Bill would help gunowners who recover mental healthBy GARRY RAYNO
State House Bureau
March 27. 2014 7:59PM
CONCORD — The state Senate Thursday passed legislation establishing a way for those who had been treated for mental health issues, and have recovered, to legally purchase or regain their firearms.
The bill now moves to the House.
Senate Bill 244 originally would have required those with court-determined mental illness to be added to the federal list of people prohibited from purchasing guns.
But after an outcry at a January public hearing by advocates for the disabled and gun rights groups, the bill was changed to set up a procedure for having a person's mental health records removed from the National Instant Criminal Background Check System.
Currently, there is no way for someone in New Hampshire on the federal prohibition list to have his or her name removed after being cured of a mental illness.
Another part of the bill sets up a commission to study the relationship between mental health and firearm.
The Senate, on a 13-11 partisan vote, eliminated the committee to study what the relationship between mental illness and the state's reporting guidelines to the National Instant Criminal Background Check System Index.
Sen. Sharron Carson, R-Londonderry, said the commission is the most controversial part of the bill.
She urged her colleagues to approve the annulment process so those who experience mental illness but are cured could have their constitutional rights to bear arms be restored.
But Sen.

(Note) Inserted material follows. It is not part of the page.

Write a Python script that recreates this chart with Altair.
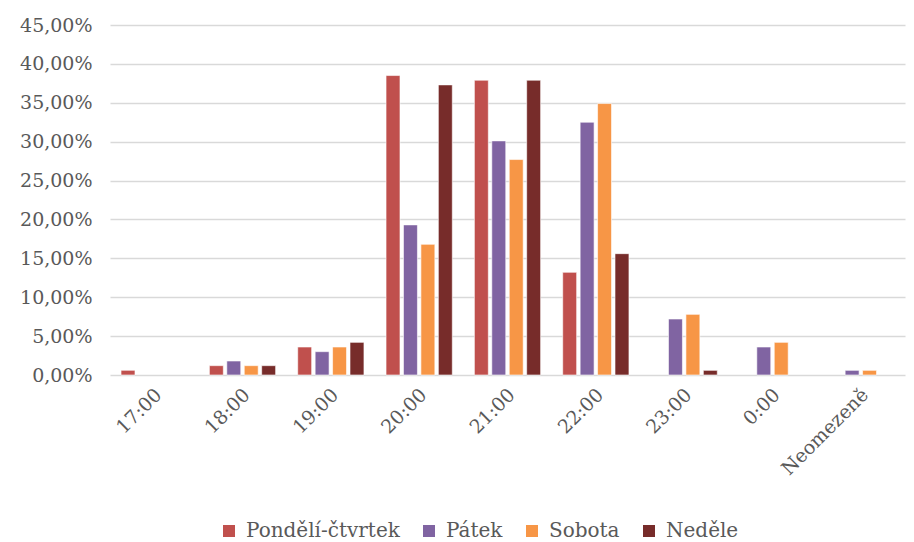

Donna Soucy, D-Manchester, said the annulment process should not go forward without study.
"With annulment we are putting the cart before the horse," Soucy said. "I believe we should do some study before we move forward."
She said the proposal shifts the burden of proof to local or county government and raises the standard of proof, which would increase local and county costs.
Because the state does not report mental illness incidents to the federal list, Soucy said there is nothing to annul.
But Carson argued there are people caught up in a system they can't get out of. "This creates a path to restore their Second Amendment rights," she said.
The annulment proposal passed on a 17-7 vote.The bill now goes to the House where it faces an uphill battle.